Participants, Consumers and the Politics of Design: British Information Providers on the Web reconfigure the Audience

Light, A. (2003) Participants, Consumers and the Politics of Design: British Information Providers on the Web reconfigure the Audience at Towards a New Media Paradigm. EU COST A20 Conference, University of Navarra, Pamplona, June 2003

This paper explores how audiences for information have changed with the onset of networked media. The new interface between media producers and consumers bridges formerly distinct worlds with the potential of ‘always-on’ digital devices. It introduces the effect of a ‘remote but co-existent producer’ who can feed customised pages over a network to a user who had requested them, either by responding directly or by using ‘software as proxy’. Typically, with changes in form come alterations in the relations possible and desirable between the parties interacting.

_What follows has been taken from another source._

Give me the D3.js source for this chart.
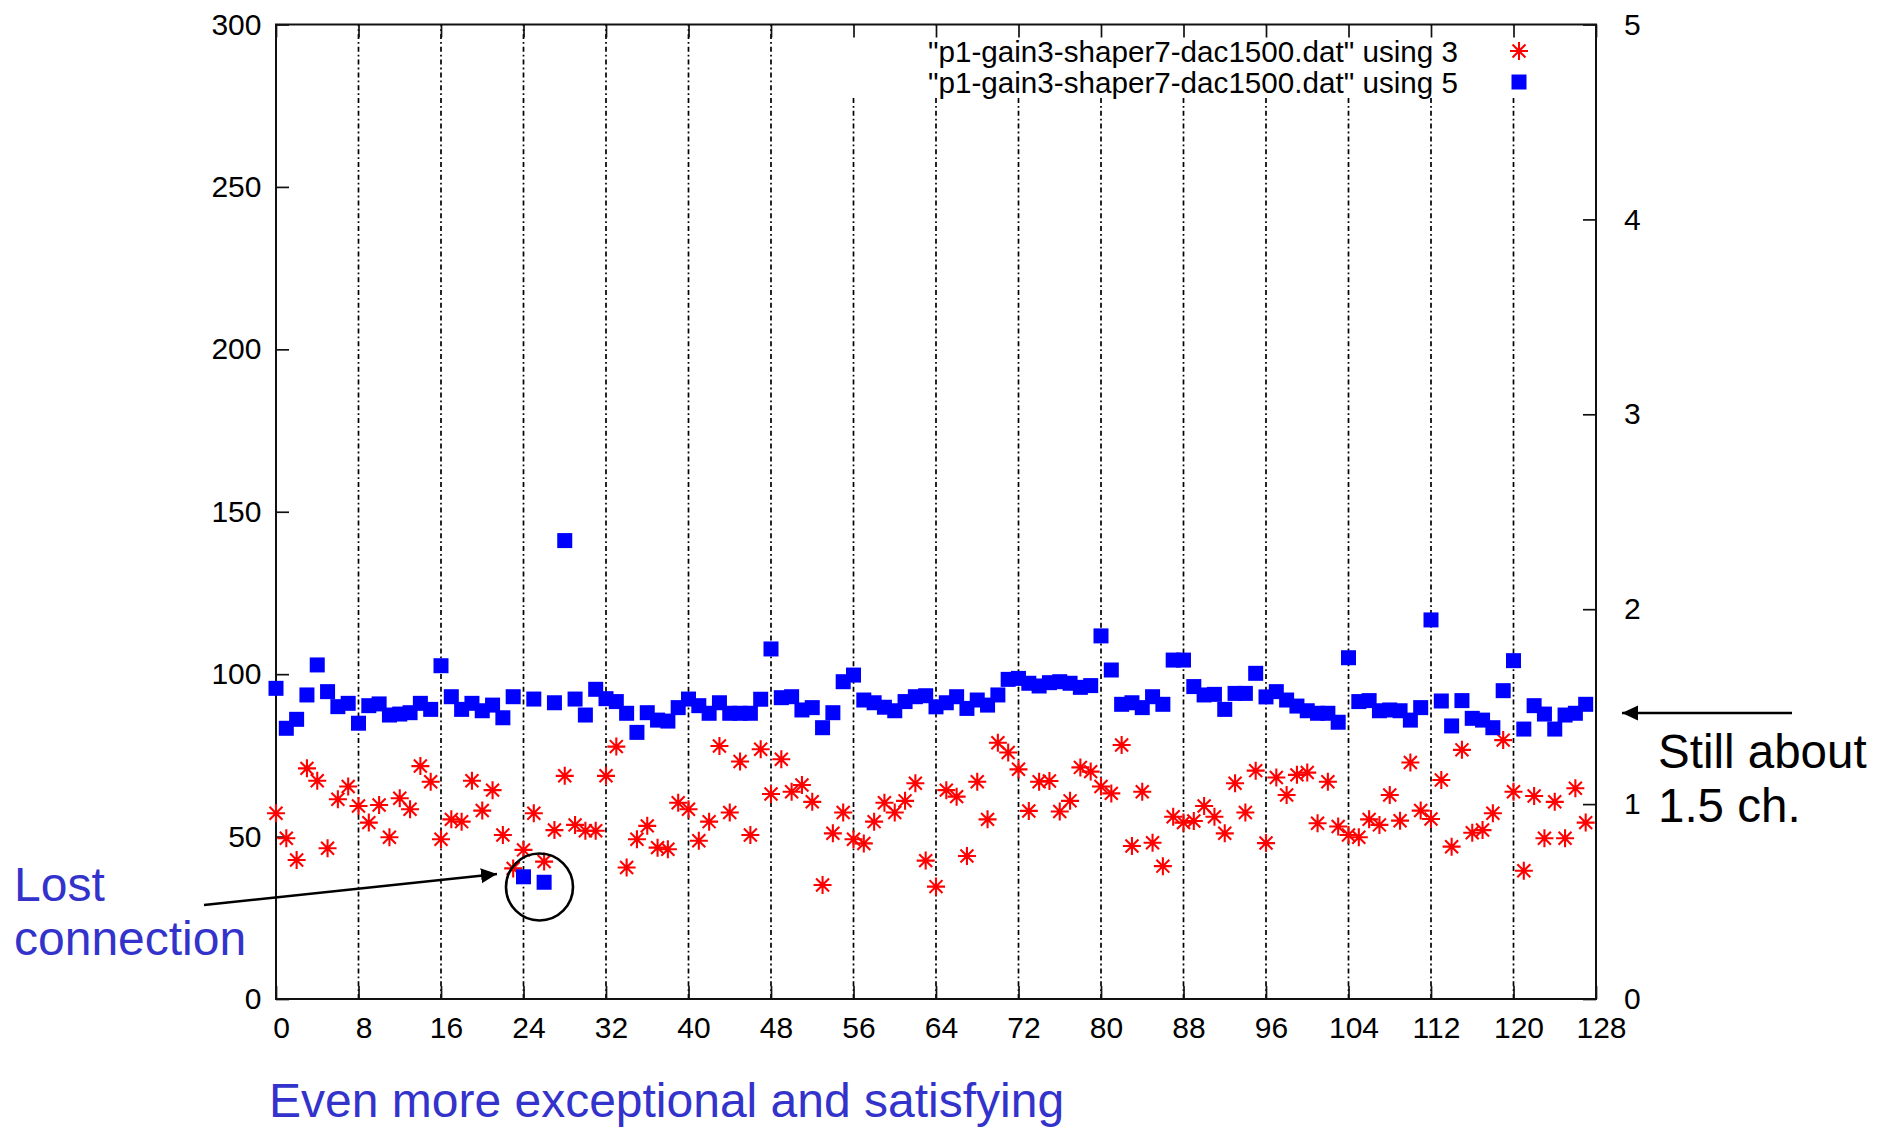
<!DOCTYPE html>
<html>
<head>
<meta charset="utf-8">
<script src="https://cdn.jsdelivr.net/npm/d3@7"></script>
<style>
html,body{margin:0;padding:0;background:#fff;}
svg{display:block;}
text{font-family:"Liberation Sans",Arial,Helvetica,sans-serif;}
</style>
</head>
<body>
<svg id="chart" width="1894" height="1130"></svg>
<script>
// ---- data ----
const channels = d3.range(0, 128);
const using3 = [57.2,49.5,42.8,71.0,67.2,46.4,61.5,65.4,59.4,54.3,59.7,49.8,61.8,58.4,71.7,66.9,
  49.2,55.3,54.6,67.2,58.0,64.3,50.5,40.2,45.9,57.2,42.3,52.0,68.7,53.6,51.8,51.8,
  68.7,77.7,40.5,49.2,53.3,46.6,46.1,60.4,58.4,48.7,54.6,77.9,57.4,73.1,50.5,76.9,
  63.1,73.8,63.8,65.9,60.7,35.1,51.0,57.4,49.2,47.9,54.6,60.4,57.4,61.0,66.4,42.6,
  34.6,64.3,62.3,44.0,66.9,55.3,78.9,75.9,70.7,57.9,66.9,67.1,57.7,61.0,71.3,70.0,
  65.4,63.3,78.2,47.1,63.8,48.1,40.9,56.1,54.3,54.8,59.4,56.1,51.0,66.4,57.4,70.3,
  48.0,68.2,62.8,69.0,69.7,54.1,66.9,53.1,50.5,49.8,55.3,53.6,62.8,54.9,72.8,58.0,
  55.4,67.4,46.9,76.7,51.2,52.0,57.2,79.7,63.8,39.5,62.5,49.5,60.7,49.5,64.9,54.3];
const using5 = [1.594,1.389,1.435,1.560,1.714,1.577,1.500,1.517,1.415,1.505,1.514,1.457,1.462,1.469,1.517,1.486,
  1.710,1.551,1.486,1.517,1.479,1.508,1.443,1.551,0.627,1.539,0.599,1.520,2.352,1.539,1.457,1.589,
  1.541,1.526,1.466,1.368,1.469,1.431,1.426,1.495,1.539,1.505,1.466,1.520,1.466,1.466,1.466,1.538,
  1.796,1.546,1.551,1.483,1.495,1.392,1.469,1.628,1.662,1.534,1.520,1.497,1.479,1.526,1.551,1.556,
  1.499,1.520,1.551,1.491,1.534,1.508,1.560,1.640,1.645,1.620,1.606,1.623,1.628,1.620,1.599,1.608,
  1.863,1.688,1.512,1.520,1.495,1.551,1.512,1.739,1.739,1.603,1.560,1.563,1.486,1.568,1.568,1.671,
  1.550,1.577,1.534,1.503,1.479,1.466,1.466,1.420,1.751,1.526,1.531,1.479,1.483,1.479,1.431,1.495,
  1.945,1.529,1.401,1.531,1.440,1.431,1.392,1.582,1.736,1.385,1.505,1.462,1.385,1.457,1.466,1.512];
const xTicks = [0,8,16,24,32,40,48,56,64,72,80,88,96,104,112,120,128];
const yTicks = [0,50,100,150,200,250,300];
const y2Ticks = [0,1,2,3,4,5];
const gridTicks = [8,16,24,32,40,48,56,64,72,80,88,96,104,112,120];
const legendLabels = ['"p1-gain3-shaper7-dac1500.dat" using 3', '"p1-gain3-shaper7-dac1500.dat" using 5'];

// ---- layout ----
const L = 276, R = 1596, T = 24.5, B = 999;
const svg = d3.select("#chart");
const x = d3.scaleLinear().domain([0,128]).range([L,R]);
const y = d3.scaleLinear().domain([0,300]).range([B,T]);
const y2 = d3.scaleLinear().domain([0,5]).range([B,T]);
const FS = 30;

// grid
svg.append("g").selectAll("line").data(gridTicks).join("line")
  .attr("x1", d=>x(d)).attr("x2", d=>x(d)).attr("y1", B).attr("y2", T)
  .attr("stroke","#000").attr("stroke-width",1.7).attr("stroke-dasharray","5,3,1.8,3");

// key box (opaque)
svg.append("rect").attr("x",845).attr("y",T+1).attr("width",R-845-1).attr("height",97-T-1).attr("fill","#fff");

function styleAxis(g){
  g.select(".domain").remove();
  g.selectAll(".tick line").attr("stroke","#111").attr("stroke-width",1.7);
  g.selectAll(".tick text").attr("fill","#000").style("font-size",FS+"px")
    .style("font-family",'"Liberation Sans",Arial,sans-serif');
}
svg.append("g").attr("transform",`translate(${L},0)`)
  .call(d3.axisLeft(y).tickValues(yTicks).tickSizeInner(-13).tickSizeOuter(0).tickPadding(14.5))
  .call(styleAxis);
svg.append("g").attr("transform",`translate(${R},0)`)
  .call(d3.axisRight(y2).tickValues(y2Ticks).tickSizeInner(-13).tickSizeOuter(0).tickPadding(28).tickFormat(d3.format("d")))
  .call(styleAxis);
svg.append("g").attr("transform",`translate(0,${B})`)
  .call(d3.axisBottom(x).tickValues(xTicks).tickSizeInner(-13).tickSizeOuter(0).tickPadding(18))
  .call(styleAxis)
  .call(g=>g.selectAll(".tick text").attr("dx",5));
svg.append("g").attr("transform",`translate(0,${T})`)
  .call(d3.axisTop(x).tickValues(xTicks).tickSizeInner(-13).tickSizeOuter(0).tickFormat(""))
  .call(styleAxis);

// frame
svg.append("rect").attr("x",L).attr("y",T).attr("width",R-L).attr("height",B-T)
  .attr("fill","none").attr("stroke","#111").attr("stroke-width",2);

// marker shapes
const S = 9;
const starPath = `M${-S},0L${S},0M0,${-S}L0,${S}M${-S*0.72},${-S*0.72}L${S*0.72},${S*0.72}M${-S*0.72},${S*0.72}L${S*0.72},${-S*0.72}`;
const Q = 15;

// series using 3 (red stars, left axis)
svg.append("g").selectAll("path").data(channels).join("path")
  .attr("d", starPath)
  .attr("transform", i=>`translate(${x(i)},${y(using3[i])})`)
  .attr("stroke","#ff0000").attr("stroke-width",2.1).attr("fill","none");

// series using 5 (blue squares, right axis)
svg.append("g").selectAll("rect").data(channels).join("rect")
  .attr("x", i=>x(i)-Q/2).attr("y", i=>y2(using5[i])-Q/2)
  .attr("width",Q).attr("height",Q).attr("fill","#0000ff");

// legend
const legY = [51, 82];
svg.append("g").selectAll("text").data(legendLabels).join("text")
  .attr("x",1458).attr("y",(d,i)=>legY[i]+10.5).attr("text-anchor","end")
  .attr("textLength",530).attr("lengthAdjust","spacingAndGlyphs")
  .style("font-size",FS+"px").attr("fill","#000").text(d=>d);
svg.append("path").attr("d",starPath).attr("transform",`translate(1519,${legY[0]})`)
  .attr("stroke","#ff0000").attr("stroke-width",2.1).attr("fill","none");
svg.append("rect").attr("x",1519-Q/2).attr("y",legY[1]-Q/2).attr("width",Q).attr("height",Q).attr("fill","#0000ff");

// annotations
const defs = svg.append("defs");
defs.append("marker").attr("id","ah").attr("viewBox","0 0 16 16").attr("refX",16).attr("refY",8)
  .attr("markerWidth",16).attr("markerHeight",16).attr("markerUnits","userSpaceOnUse").attr("orient","auto")
  .append("path").attr("d","M0,0.5L16,8L0,15.5Z").attr("fill","#000");

svg.append("line").attr("x1",204).attr("y1",905).attr("x2",497).attr("y2",874)
  .attr("stroke","#000").attr("stroke-width",2.6).attr("marker-end","url(#ah)");
svg.append("circle").attr("cx",539.5).attr("cy",887).attr("r",33.5)
  .attr("fill","none").attr("stroke","#000").attr("stroke-width",2.6);
svg.append("line").attr("x1",1792).attr("y1",713).attr("x2",1622).attr("y2",713)
  .attr("stroke","#000").attr("stroke-width",2.6).attr("marker-end","url(#ah)");

const blue = "#3333cc";
svg.append("text").attr("x",14).attr("y",901).style("font-size","48px").attr("fill",blue).text("Lost");
svg.append("text").attr("x",14).attr("y",955).style("font-size","48px").attr("fill",blue).text("connection");
svg.append("text").attr("x",269).attr("y",1117).style("font-size","48px").attr("fill",blue).text("Even more exceptional and satisfying");
svg.append("text").attr("x",1658).attr("y",768).style("font-size","47.5px").attr("fill","#000").text("Still about");
svg.append("text").attr("x",1658).attr("y",822).style("font-size","47.5px").attr("fill","#000").text("1.5 ch.");
</script>
</body>
</html>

This paper describes how media companies, in designing interactive websites, are sending out strong messages about their intended audience and its expected behaviour. By focusing on the attitudes of a small group of British information providers as they transfer part of their core activity to the Web, it has been possible to track a change in their conceptualisation of audience from receptive to interactive. The paper concludes in an analysis of the strengths of two opposing trends - towards adopting an ‘inclusive’ or an ‘authoritative’ interaction design policy for visitors - and examines the background to these developments. It ends by looking at the implications for wider concepts of audience.